A lot of attention surrounding the EU sovereign debt crisis has ostensibly focused on the allocation of blame to Member-States individually, often leaving out the EU institutions themselves. Responsibility for the current financial situation does in large part reside with the more indebted EU states such as Greece, Spain, Italy, and Ireland. However, there are additional causes that also deserve some of the attention.

The Treaty of the European Union (TEU) created the Eurozone and the European Central Bank (ECB). This final level of economic integration completed the three stage monetary and economic union that began in 1990. As the introduction of the Euro drew near, legitimate concerns were being raised by Member States regarding the economic stability of this new Eurozone. In response, the Stability and Growth Pact (SGP) was adopted in 1997. A specific resolution of the SGP, formally recognized as Council Regulation (EC) No 1467/97, implemented a targeted deficit reduction procedure for member-states that possessed excessive debt, imposing a deficit limit, an overall debt limit, and empowered the ECB to levy fines for non-compliance. However, the SGP has been inadequately enforced since its adoption. Such inadequate enforcement of the SGP may very well underlie the troubling economic situation the EU finds itself in today.

The most striking example of this questionable attitude toward the SGP came in November 2003, when the European Council (EC) chose not to implement recommendations of the European Commission (Commission) pursuant to the national budgets of two Member States. France and Germany’s national did not conform to SGP standards and the EC decided against enforcing SGP deficit reduction procedures previously agreed upon. This controversy eventually arrived at the European Court of Justice (ECJ). The Commission raised the issue that the EC’s failure to enforce the SGP’s debt re-structutring mechanisms against the Member States of Germany and France. Although the ECJ did rule against the EC for its refusal to pursue the SGP’s enforcement mechanisms, the checks and balances between EU institutions have been called into question and the authoritativeness of the SGP has been seriously undermined.

For example, the ECJ stated that the EC “cannot break free from rules laid down by Article 104 TEC and those for which it set forth for itself in Regulation No. 1467/97(SGP)”. Article 104 of the Treaty of the European Community (TEC) codifies the discretion of EC to assess a Member-State’s debt [104(6)], make recommendations on remedying that debt [104(7)], and the procedures for non-compliance [104(9)]. However, the SGP subsequently stipulated additional procedures to be implemented against a Member State in the case of non-compliant debt structure. The ECJ opinion alludes to an interesting question regarding the scope of the relationship between Art 104 TEC and the SGP. Understandably, however, they remind the parties that such a question “had not been presented”.

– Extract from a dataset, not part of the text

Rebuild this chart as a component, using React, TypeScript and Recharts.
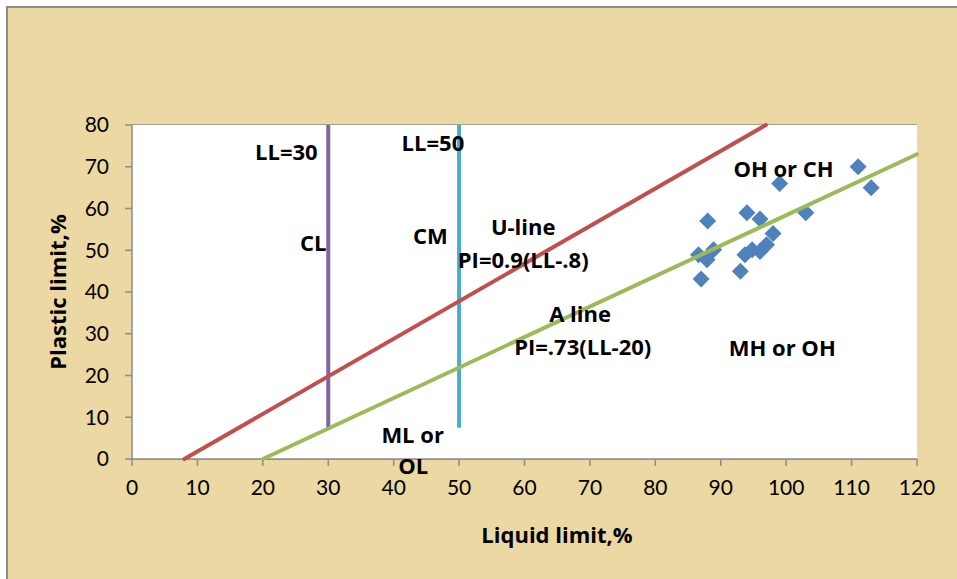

As Professor Larry Eaker of the American University of Paris has explained, this ECJ decision has potentially created a troubling conflict between the broad discretion afforded the EC in matters of economic and monetary policy, as expressed in Art. 104 TEC, and the monetary restrictions that were envisaged in the SGP. It would seem that the subsequent addendum of the SGP to the TEC would resolve this conflict just as a matter of chronology, but things are often never that simple.

The ECJ’s decision prompted subsequent legislation by the European Commission that intended to correct issues raised in the 2004 Commission v. Council case. But the conflict between the EU institutions and Member States is certain to continue, given the lack of resolution concerning the scope of the SGP.